## Begin Collected data

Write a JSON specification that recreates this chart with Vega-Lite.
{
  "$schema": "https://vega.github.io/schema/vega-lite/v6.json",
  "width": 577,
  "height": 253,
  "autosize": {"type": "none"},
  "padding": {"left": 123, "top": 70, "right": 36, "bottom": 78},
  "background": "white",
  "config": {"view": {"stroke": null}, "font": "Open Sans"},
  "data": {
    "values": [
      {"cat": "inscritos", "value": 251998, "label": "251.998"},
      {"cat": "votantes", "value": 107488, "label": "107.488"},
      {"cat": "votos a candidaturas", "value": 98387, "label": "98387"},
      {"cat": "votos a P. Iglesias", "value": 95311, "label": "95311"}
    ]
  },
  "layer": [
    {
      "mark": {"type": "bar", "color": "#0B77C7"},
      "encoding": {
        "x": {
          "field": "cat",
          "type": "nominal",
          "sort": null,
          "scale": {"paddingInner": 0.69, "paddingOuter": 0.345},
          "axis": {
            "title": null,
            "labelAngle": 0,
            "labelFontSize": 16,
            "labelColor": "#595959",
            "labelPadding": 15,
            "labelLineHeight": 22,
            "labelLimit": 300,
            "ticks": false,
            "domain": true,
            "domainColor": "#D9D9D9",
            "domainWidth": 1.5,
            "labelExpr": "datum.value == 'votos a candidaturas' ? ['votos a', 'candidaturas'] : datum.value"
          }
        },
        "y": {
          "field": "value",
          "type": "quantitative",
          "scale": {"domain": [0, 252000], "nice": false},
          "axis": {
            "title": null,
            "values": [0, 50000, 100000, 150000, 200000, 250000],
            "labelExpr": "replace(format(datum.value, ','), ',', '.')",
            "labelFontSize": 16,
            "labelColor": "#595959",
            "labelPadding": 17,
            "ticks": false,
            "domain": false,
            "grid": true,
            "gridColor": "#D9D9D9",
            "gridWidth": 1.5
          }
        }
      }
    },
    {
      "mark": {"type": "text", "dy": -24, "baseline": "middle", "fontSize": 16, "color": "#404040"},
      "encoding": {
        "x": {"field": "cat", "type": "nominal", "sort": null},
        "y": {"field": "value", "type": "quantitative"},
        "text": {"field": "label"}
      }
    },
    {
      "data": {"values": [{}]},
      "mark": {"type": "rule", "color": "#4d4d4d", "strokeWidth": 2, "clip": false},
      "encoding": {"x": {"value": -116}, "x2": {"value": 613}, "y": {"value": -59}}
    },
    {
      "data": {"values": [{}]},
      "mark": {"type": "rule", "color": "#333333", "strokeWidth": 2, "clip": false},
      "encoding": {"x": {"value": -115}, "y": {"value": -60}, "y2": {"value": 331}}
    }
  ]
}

## End Collected data

__Prompt__
Each line of the listing above should be output exactly.

__Answer below__
Write a JSON specification that recreates this chart with Vega-Lite.
{
  "$schema": "https://vega.github.io/schema/vega-lite/v6.json",
  "width": 577,
  "height": 253,
  "autosize": {"type": "none"},
  "padding": {"left": 123, "top": 70, "right": 36, "bottom": 78},
  "background": "white",
  "config": {"view": {"stroke": null}, "font": "Open Sans"},
  "data": {
    "values": [
      {"cat": "inscritos", "value": 251998, "label": "251.998"},
      {"cat": "votantes", "value": 107488, "label": "107.488"},
      {"cat": "votos a candidaturas", "value": 98387, "label": "98387"},
      {"cat": "votos a P. Iglesias", "value": 95311, "label": "95311"}
    ]
  },
  "layer": [
    {
      "mark": {"type": "bar", "color": "#0B77C7"},
      "encoding": {
        "x": {
          "field": "cat",
          "type": "nominal",
          "sort": null,
          "scale": {"paddingInner": 0.69, "paddingOuter": 0.345},
          "axis": {
            "title": null,
            "labelAngle": 0,
            "labelFontSize": 16,
            "labelColor": "#595959",
            "labelPadding": 15,
            "labelLineHeight": 22,
            "labelLimit": 300,
            "ticks": false,
            "domain": true,
            "domainColor": "#D9D9D9",
            "domainWidth": 1.5,
            "labelExpr": "datum.value == 'votos a candidaturas' ? ['votos a', 'candidaturas'] : datum.value"
          }
        },
        "y": {
          "field": "value",
          "type": "quantitative",
          "scale": {"domain": [0, 252000], "nice": false},
          "axis": {
            "title": null,
            "values": [0, 50000, 100000, 150000, 200000, 250000],
            "labelExpr": "replace(format(datum.value, ','), ',', '.')",
            "labelFontSize": 16,
            "labelColor": "#595959",
            "labelPadding": 17,
            "ticks": false,
            "domain": false,
            "grid": true,
            "gridColor": "#D9D9D9",
            "gridWidth": 1.5
          }
        }
      }
    },
    {
      "mark": {"type": "text", "dy": -24, "baseline": "middle", "fontSize": 16, "color": "#404040"},
      "encoding": {
        "x": {"field": "cat", "type": "nominal", "sort": null},
        "y": {"field": "value", "type": "quantitative"},
        "text": {"field": "label"}
      }
    },
    {
      "data": {"values": [{}]},
      "mark": {"type": "rule", "color": "#4d4d4d", "strokeWidth": 2, "clip": false},
      "encoding": {"x": {"value": -116}, "x2": {"value": 613}, "y": {"value": -59}}
    },
    {
      "data": {"values": [{}]},
      "mark": {"type": "rule", "color": "#333333", "strokeWidth": 2, "clip": false},
      "encoding": {"x": {"value": -115}, "y": {"value": -60}, "y2": {"value": 331}}
    }
  ]
}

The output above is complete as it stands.